• Work required:
Could you copy exactly the lines from the start of the records through the one containing "const yMax = 150000;", both included, and leave out the pictures?

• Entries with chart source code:
★ ★ ★ ★
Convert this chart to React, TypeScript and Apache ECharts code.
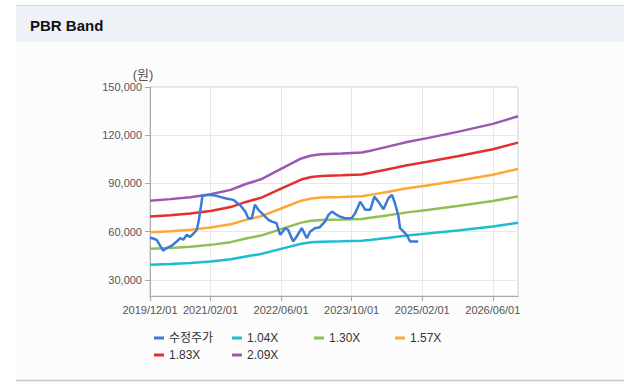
import React, { useEffect, useRef } from 'react';
import * as echarts from 'echarts';

// x positions are in axis units (months along the chart's axis)
const xTickPositions = [0, 12, 26, 40, 54, 68];
const xTickLabels = ['2019/12/01', '2021/02/01', '2022/06/01', '2023/10/01', '2025/02/01', '2026/06/01'];
const xMax = 73;

const yTickValues = [30000, 60000, 90000, 120000, 150000];
const yMin = 20000;
const yMax = 150000;

// 수정주가 : [axis position, price]
const priceSeries: [number, number][] = [
  [0, 56400], [1.3, 55000], [2.0, 51300], [2.6, 48200], [3.3, 49800], [4.3, 51300],
  [5.3, 53900], [6.0, 56000], [6.6, 55000], [7.3, 58100], [7.9, 56700], [8.6, 58700],
  [9.3, 61200], [9.7, 67400], [10.1, 75600], [10.4, 82300], [11.6, 82900], [13.2, 82300],
  [14.9, 80800], [16.5, 79800], [17.9, 76400], [18.9, 72500], [19.5, 68400], [20.2, 68400],
  [20.8, 76700], [21.5, 73600], [22.5, 70500], [23.5, 67400], [24.2, 66300], [25.1, 65300],
  [25.8, 58100], [26.1, 59100], [26.8, 62200], [27.4, 61200], [28.4, 53900], [29.1, 57000],
  [30.1, 62200], [31.1, 56000], [31.8, 60100], [32.7, 62200], [33.7, 62800], [34.7, 66300],
  [35.4, 70500], [36.1, 72500], [37.0, 70500], [37.7, 69400], [38.7, 68400], [40.0, 68400],
  [40.7, 71500], [41.7, 78700], [42.7, 73600], [43.7, 73600], [44.5, 81800], [45.3, 78700],
  [46.3, 74000], [47.3, 80800], [48.0, 82900], [48.6, 77700], [49.3, 69400], [49.6, 62200],
  [50.3, 60100], [50.9, 58100], [51.6, 53900], [53.2, 53900],
];

const bpsSeries: [number, number][] = [
  [0, 37950], [4, 38400], [8, 38950], [12, 39850], [16, 41150], [19, 42900],
  [22, 44300], [26, 47400], [30, 50500], [32, 51400], [34, 51750], [38, 51950],
  [42, 52250], [44, 52900], [47, 53950], [51, 55400], [55, 56550], [61, 58420],
  [68, 60800], [73, 63050],
];

const bandNames = ['1.04X', '1.30X', '1.57X', '1.83X', '2.09X'];
const bandMultiples = [1.04, 1.30, 1.57, 1.83, 2.09];

const priceName = '수정주가';
const priceColor = '#3b7bd6';
const bandColors = ['#1bbdd0', '#8fc152', '#fda833', '#e2312c', '#9c57b3'];

const legendSlots = [
  { left: 154, top: 332 },
  { left: 232, top: 332 },
  { left: 314, top: 332 },
  { left: 395, top: 332 },
  { left: 154, top: 349 },
  { left: 232, top: 349 },
];

const FONT = "'Liberation Sans', 'Noto Sans CJK KR', sans-serif";

export default function App() {
  const ref = useRef<HTMLDivElement>(null);

  useEffect(() => {
    if (!ref.current) return;
    const chart = echarts.init(ref.current, null, { renderer: 'svg' });

    const bandSeries = bandNames.map((name, i) => ({
      name,
      type: 'line',
      data: bpsSeries.map(([t, b]) => [t, Math.round(b * bandMultiples[i])]),
      showSymbol: false,
      symbol: 'none',
      lineStyle: { color: bandColors[i], width: 2.5 },
      itemStyle: { color: bandColors[i] },
      z: 2,
    }));

    const allNames = [priceName, ...bandNames];
    const allColors = [priceColor, ...bandColors];

    const legends = allNames.map((name, i) => ({
      data: [{ name, itemStyle: { color: allColors[i] } }],
      left: legendSlots[i].left,
      top: legendSlots[i].top,
      padding: 0,
      icon: 'rect',
      itemWidth: 10,
      itemHeight: 3,
      selectedMode: false,
      textStyle: { fontSize: 12, color: '#333', fontFamily: FONT },
    }));

    chart.setOption({
      animation: false,
      backgroundColor: '#ffffff',
      graphic: [
        { type: 'rect', z: -10, shape: { x: 16, y: 42, width: 608, height: 338 }, style: { fill: '#fcfcfc' } },
        { type: 'rect', z: -10, shape: { x: 16, y: 6, width: 608, height: 36 }, style: { fill: '#eef1f6' } },
        { type: 'line', z: -9, shape: { x1: 16, y1: 5.5, x2: 624, y2: 5.5 }, style: { stroke: '#d6d8dc', lineWidth: 1 } },
        { type: 'line', z: -9, shape: { x1: 16, y1: 380.5, x2: 624, y2: 380.5 }, style: { stroke: '#c8c8c8', lineWidth: 1.5 } },
        {
          type: 'text', x: 30, y: 25,
          style: { text: 'PBR Band', fontSize: 15, fontWeight: 'bold', fill: '#111', fontFamily: FONT, textVerticalAlign: 'middle' },
        },
        {
          type: 'text', x: 143, y: 74,
          style: { text: '(원)', fontSize: 13, fill: '#555', fontFamily: FONT, textAlign: 'center', textVerticalAlign: 'middle' },
        },
      ],
      legend: legends,
      grid: {
        left: 150, right: 106, top: 87, bottom: 91,
        show: true, borderColor: '#cfcfcf', borderWidth: 1, backgroundColor: '#ffffff',
      },
      xAxis: {
        type: 'value',
        min: 0,
        max: xMax,
        axisLine: { show: true, lineStyle: { color: '#a8a8a8', width: 1 } },
        axisTick: { show: true, length: 5, customValues: xTickPositions, lineStyle: { color: '#a8a8a8' } },
        axisLabel: {
          customValues: xTickPositions,
          formatter: (v: number) => {
            const k = xTickPositions.indexOf(Math.round(v));
            return k >= 0 ? xTickLabels[k] : '';
          },
          fontSize: 11, color: '#555', fontFamily: FONT, margin: 8, showMaxLabel: true, showMinLabel: true,
        },
        splitLine: { show: true, lineStyle: { color: '#e8e8e8', width: 1 } },
      },
      yAxis: {
        type: 'value',
        min: yMin,
        max: yMax,
        axisLine: { show: true, lineStyle: { color: '#a8a8a8', width: 1 } },
        axisTick: { show: true, length: 5, customValues: yTickValues, lineStyle: { color: '#a8a8a8' } },
        axisLabel: {
          customValues: yTickValues,
          formatter: (v: number) => v.toLocaleString('en-US'),
          fontSize: 11, color: '#555', fontFamily: FONT, margin: 8,
        },
        splitLine: { show: true, lineStyle: { color: '#e8e8e8', width: 1 } },
      },
      series: [
        ...bandSeries,
        {
          name: priceName,
          type: 'line',
          data: priceSeries,
          showSymbol: false,
          symbol: 'none',
          lineStyle: { color: priceColor, width: 2.5 },
          itemStyle: { color: priceColor },
          z: 3,
        },
      ],
    });

    return () => chart.dispose();
  }, []);

  return (
    <div
      ref={ref}
      style={{ position: 'fixed', left: 0, top: 0, width: 624, height: 387 }}
    />
  );
}
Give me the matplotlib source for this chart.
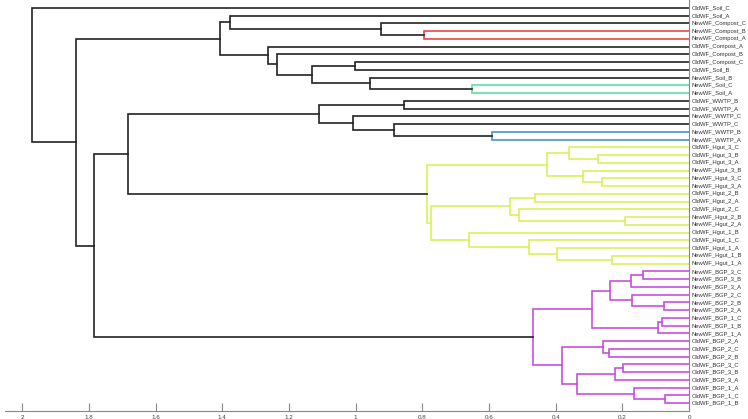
import numpy as np
import matplotlib
matplotlib.use("Agg")
import matplotlib.pyplot as plt

# leaf labels, top to bottom
labels = ["OldWF_Soil_C", "OldWF_Soil_A", "NewWF_Compost_C", "NewWF_Compost_B",
          "NewWF_Compost_A", "OldWF_Compost_A", "OldWF_Compost_B", "OldWF_Compost_C",
          "OldWF_Soil_B", "NewWF_Soil_B", "NewWF_Soil_C", "NewWF_Soil_A",
          "OldWF_WWTP_B", "OldWF_WWTP_A", "NewWF_WWTP_C", "OldWF_WWTP_C",
          "NewWF_WWTP_B", "NewWF_WWTP_A",
          "OldWF_Hgut_3_C", "OldWF_Hgut_3_B", "OldWF_Hgut_3_A",
          "NewWF_Hgut_3_B", "NewWF_Hgut_3_C", "NewWF_Hgut_3_A",
          "OldWF_Hgut_2_B", "OldWF_Hgut_2_A", "OldWF_Hgut_2_C",
          "NewWF_Hgut_2_B", "NewWF_Hgut_2_A",
          "OldWF_Hgut_1_B", "OldWF_Hgut_1_C", "OldWF_Hgut_1_A",
          "NewWF_Hgut_1_B", "NewWF_Hgut_1_A",
          "NewWF_BGP_3_C", "NewWF_BGP_3_B", "NewWF_BGP_3_A",
          "NewWF_BGP_2_C", "NewWF_BGP_2_B", "NewWF_BGP_2_A",
          "NewWF_BGP_1_C", "NewWF_BGP_1_B", "NewWF_BGP_1_A",
          "OldWF_BGP_2_A", "OldWF_BGP_2_C", "OldWF_BGP_2_B",
          "OldWF_BGP_3_C", "OldWF_BGP_3_B", "OldWF_BGP_3_A",
          "OldWF_BGP_1_A", "OldWF_BGP_1_C", "OldWF_BGP_1_B"]
n = len(labels)

# merges like a linkage matrix: ids < n are leaves, id n+k is merge k
left_ids = [3, 2, 1, 10, 9, 7, 57, 6, 5, 54,
            16, 15, 14, 12, 65,
            19, 18, 22, 21, 68, 24, 27, 26, 72, 32, 31, 30, 29, 75, 71,
            34, 82, 38, 37, 83, 40, 87, 86, 44, 43, 46, 92, 50, 49, 93, 91, 89,
            66, 99, 61, 0]
right_ids = [4, 52, 53, 11, 55, 8, 56, 58, 59, 60,
             17, 62, 63, 13, 64,
             20, 67, 23, 69, 70, 25, 28, 73, 74, 33, 76, 77, 78, 79, 80,
             35, 36, 39, 84, 85, 41, 42, 88, 45, 90, 47, 48, 51, 94, 95, 96, 97,
             81, 98, 100, 101]
heights = [0.795, 0.924, 1.377, 0.651, 0.957, 1.002, 1.131, 1.236, 1.264, 1.407,
           0.592, 0.886, 1.009, 0.855, 1.110,
           0.272, 0.359, 0.260, 0.317, 0.426, 0.463, 0.193, 0.510, 0.536,
           0.230, 0.397, 0.481, 0.661, 0.774, 0.787,
           0.137, 0.173, 0.075, 0.172, 0.238, 0.080, 0.094, 0.290,
           0.240, 0.259, 0.199, 0.222, 0.073, 0.164, 0.335, 0.382, 0.469,
           1.682, 1.785, 1.840, 1.971]

# coloured clusters: merge id -> colour (all merges below it share it)
cluster_roots = {52: "#e8474f", 55: "#57e39d", 62: "#4a8fd9",
                 81: "#dcf15b", 98: "#c84fe0"}
xticks = [2, 1.8, 1.6, 1.4, 1.2, 1, 0.8, 0.6, 0.4, 0.2, 0]

ypos = {i: i + 1 for i in range(n)}
hgt = {i: 0.0 for i in range(n)}
for k in range(len(heights)):
    a, b = left_ids[k], right_ids[k]
    ypos[n + k] = (ypos[a] + ypos[b]) / 2
    hgt[n + k] = heights[k]

colour = {}
def paint(node, c):
    colour[node] = c
    if node >= n:
        paint(left_ids[node - n], c)
        paint(right_ids[node - n], c)
for root, c in cluster_roots.items():
    paint(root, c)

fig = plt.figure(figsize=(7.48, 4.19), dpi=100)
ax = fig.add_axes([5 / 748, 8 / 419, 684 / 748, 411 / 419])

for k in range(len(heights)):
    a, b = left_ids[k], right_ids[k]
    c = colour.get(n + k, "#222222")
    h = heights[k]
    ax.plot([hgt[a], h, h, hgt[b]], [ypos[a], ypos[a], ypos[b], ypos[b]],
            color=c, lw=1.2, solid_joinstyle="miter")

ax.set_xlim(2.052, 0)
ax.set_ylim(n + 1, 0)
ax.set_xticks(xticks)
ax.set_xticklabels([f"{t:g}" for t in xticks])
ax.set_yticks([])
for s in ["top", "left"]:
    ax.spines[s].set_visible(False)
for s in ["bottom", "right"]:
    ax.spines[s].set_color("#888888")
    ax.spines[s].set_linewidth(0.8)
ax.tick_params(axis="x", direction="in", length=6, width=0.8, color="#888888",
               labelsize=4.5, labelcolor="#444444", pad=3)
for lab in ax.get_xticklabels():
    lab.set_family("Liberation Sans")

for i in range(n):
    ax.text(-0.009, ypos[i], labels[i], ha="left", va="center",
            fontsize=4.2, color="#333333", family="Liberation Sans",
            clip_on=False)

fig.savefig("out.png", dpi=100)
★ ★ ★ ★
• Correct answer:
Convert this chart to React, TypeScript and Apache ECharts code.
import React, { useEffect, useRef } from 'react';
import * as echarts from 'echarts';

// x positions are in axis units (months along the chart's axis)
const xTickPositions = [0, 12, 26, 40, 54, 68];
const xTickLabels = ['2019/12/01', '2021/02/01', '2022/06/01', '2023/10/01', '2025/02/01', '2026/06/01'];
const xMax = 73;

const yTickValues = [30000, 60000, 90000, 120000, 150000];
const yMin = 20000;
const yMax = 150000;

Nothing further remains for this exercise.